Clearly, Madame Blavatsky was a woman of voluptuous appetites. We can only speculate about how she took her tea: à la russe, with a dollop of Dmitry Dmitrovitch’s home-made raspberry conserves, or in the English fashion, with a decorous drop of milk and a sprinkling of refined sugar?

For my own part, as a writer myself, I am content to ask the difficult questions. The nonsensical answers which invariably flow from my fingertips permit me to live quietly off the credulity of others. It’s a living. The pen has its perks. Such as dining on stuffed doves and wilted beet greens with a spectacular constellation of actors, politicians, music producers, rap artists, and those other self-loving, self-luminous, self-absorbed objects one finds orbiting the intellectual firmament of New York’s trendier trattoria of a Friday night.

While I only talk trash at the table, like my friends, when I lecture I try to adopt a more serious, extra-oracular mode of expression in order to lend a shimmer of substance to my inane assertions. I hope you don’t mind the rattling tinfoil.

Really, what can one actually say about life, or death, or even doorknobs for that matter, which hasn’t been said before, and probably better, by somebody else, probably by Robert Benchley, in between highballs back in 1919? Like all successful charlatans, I keep careful accounts. I pay no attention to my own prognostications. But I will happily lift a glass of something good to those morons that do.

Still, the consolations of poetry aren’t really what we are discussing here, are they, Jackie?


I bring up the tedious subject of poetry only as a point of departure—the proverbial pine plank, if you happen to reading this passage while hiding in the hold of a cruise ship recently captured by pirates—a springboard to another, deeper discussion.

I wish to conclude my address this afternoon by pointing out something that looms much larger and lovelier in our lives, yes, larger and lovelier even than poetry.

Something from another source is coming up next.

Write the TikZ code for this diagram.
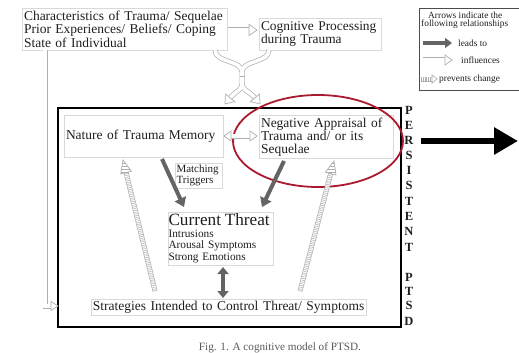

By that I mean, the mysterious force of Chance, as represented by the grandiose—almost gravitational—attraction of Madame Helena Petrovna Blavatsky.

How she hovers over every event, every incident, every accident, every argument which occurs on this glaucous globe—every gathering of two or three believers—or non-believers for that matter—endlessly, annoyingly—vispering, “Vat eef...?” in thickly accented English, proposing an infinite number of alternative universes: where all you need is love, Art reigns supreme, comets are cabbages hurled at us by Heaven and the terrible laws of common sense do not apply.



Eshuneutics said...

You ought to consider the influence of Aleister Crowley, too, on modern poetry, His Snowdrops form a Curate's Garden and White Stains ought to be read by every MFA candidate in the USA. Sadly, the divine effect of ouija board writing a la Yeats and Duncan and Merrill has been replaced by professorial influence. Blurbs by distinguished professors (on MFA courses) are regarded as more effective than ectoplasmic manifestations in the world of selling work.

Eric Norris said...

Ah, yes. Professorial influence. The Language School. The Formalist School. The curious cult of Frank O'Hara. What Frank O'Hara has to do with poetry, I have no idea. Nor does Yeats.

In fact, I just got off the horn with old William Butler. He had me talking with half of Heaven. The guy sounded as giddy as a school girl on acid.

It seems that one of the Greeks (Aristophanes, probably) spiked the ambrosia with something spectacular and everyone on Parnassus is lurching toward Bethlehem (Pennsylvania) where Aleister Crowley is about to be reborn. As a ceramic goat, I understand, to be used in next year's Christmas nativity scene .

It serves him right, Milton said. The bald-headed, Satanic old buffer.